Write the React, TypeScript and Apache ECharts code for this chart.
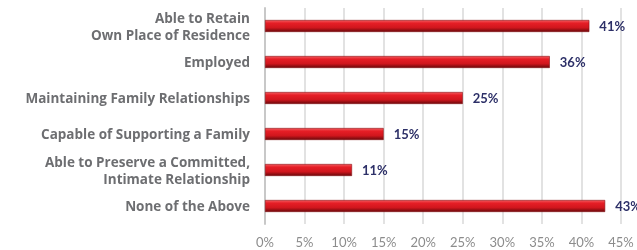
import React, { useEffect, useRef } from "react";
import * as echarts from "echarts";

const categories = [
  "Able to Retain\nOwn Place of Residence",
  "Employed",
  "Maintaining Family Relationships",
  "Capable of Supporting a Family",
  "Able to Preserve a Committed,\nIntimate Relationship",
  "None of the Above",
];
const values = [41, 36, 25, 15, 11, 43];
const axisMin = 0;
const axisMax = 45;
const axisStep = 5;

export default function App() {
  const ref = useRef<HTMLDivElement>(null);
  useEffect(() => {
    if (!ref.current) return;
    const chart = echarts.init(ref.current, undefined, { renderer: "svg" });
    chart.setOption({
      animation: false,
      grid: { left: 265, right: 16, top: 8, bottom: 26, containLabel: false },
      xAxis: {
        type: "value",
        min: axisMin,
        max: axisMax,
        interval: axisStep,
        axisLine: { show: false },
        axisTick: { show: false },
        splitLine: { show: true, lineStyle: { color: "#d9d9d9", width: 1.5 } },
        axisLabel: {
          formatter: "{value}%",
          color: "#8c8c8c",
          fontFamily: "Lato",
          fontSize: 13,
          margin: 11,
        },
      },
      yAxis: {
        type: "category",
        inverse: true,
        data: categories,
        axisLine: { show: true, lineStyle: { color: "#c8c8c8", width: 2 } },
        axisTick: { show: false },
        axisLabel: {
          color: "#6d6e71",
          fontFamily: "Open Sans",
          fontWeight: "bold",
          fontSize: 13.5,
          lineHeight: 17,
          margin: 15,
          align: "right",
        },
      },
      series: [
        {
          type: "bar",
          data: values,
          barWidth: 12,
          itemStyle: {
            color: new echarts.graphic.LinearGradient(0, 0, 0, 1, [
              { offset: 0, color: "#f25a5e" },
              { offset: 0.25, color: "#e61e26" },
              { offset: 0.65, color: "#d0161d" },
              { offset: 1, color: "#6a080b" },
            ]),
            borderColor: "#8a1216",
            borderWidth: 0.6,
          },
          label: {
            show: true,
            position: "right",
            distance: 10,
            formatter: "{c}%",
            color: "#2d3068",
            fontFamily: "Lato",
            fontWeight: "bold",
            fontSize: 13,
          },
        },
      ],
    });
    return () => chart.dispose();
  }, []);
  return (
    <div
      ref={ref}
      style={{ position: "fixed", left: 0, top: 0, width: 637, height: 250 }}
    />
  );
}
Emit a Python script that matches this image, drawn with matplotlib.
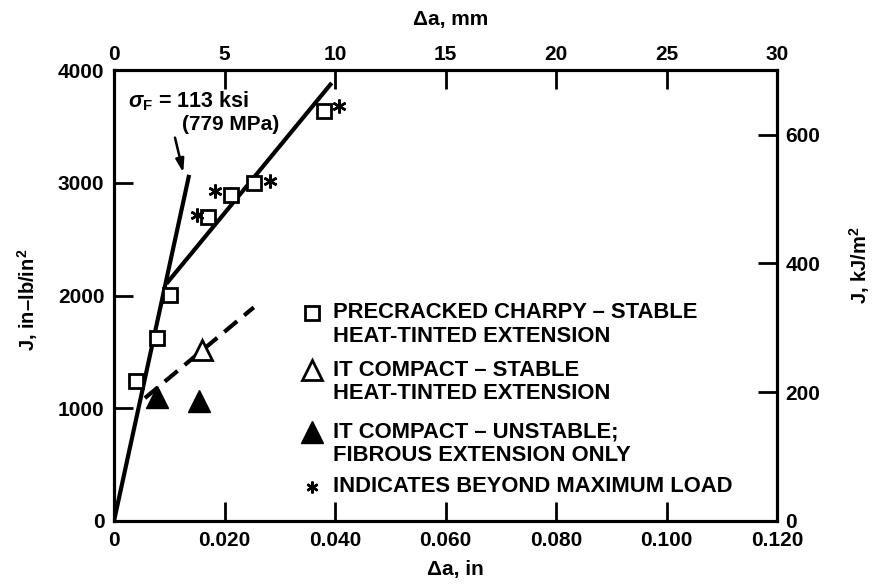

****************

WRITTEN PROBLEM: Among the lines of the listing, how many hold the string "this"? Respond with only the number.

WRITTEN RESPONSE: 2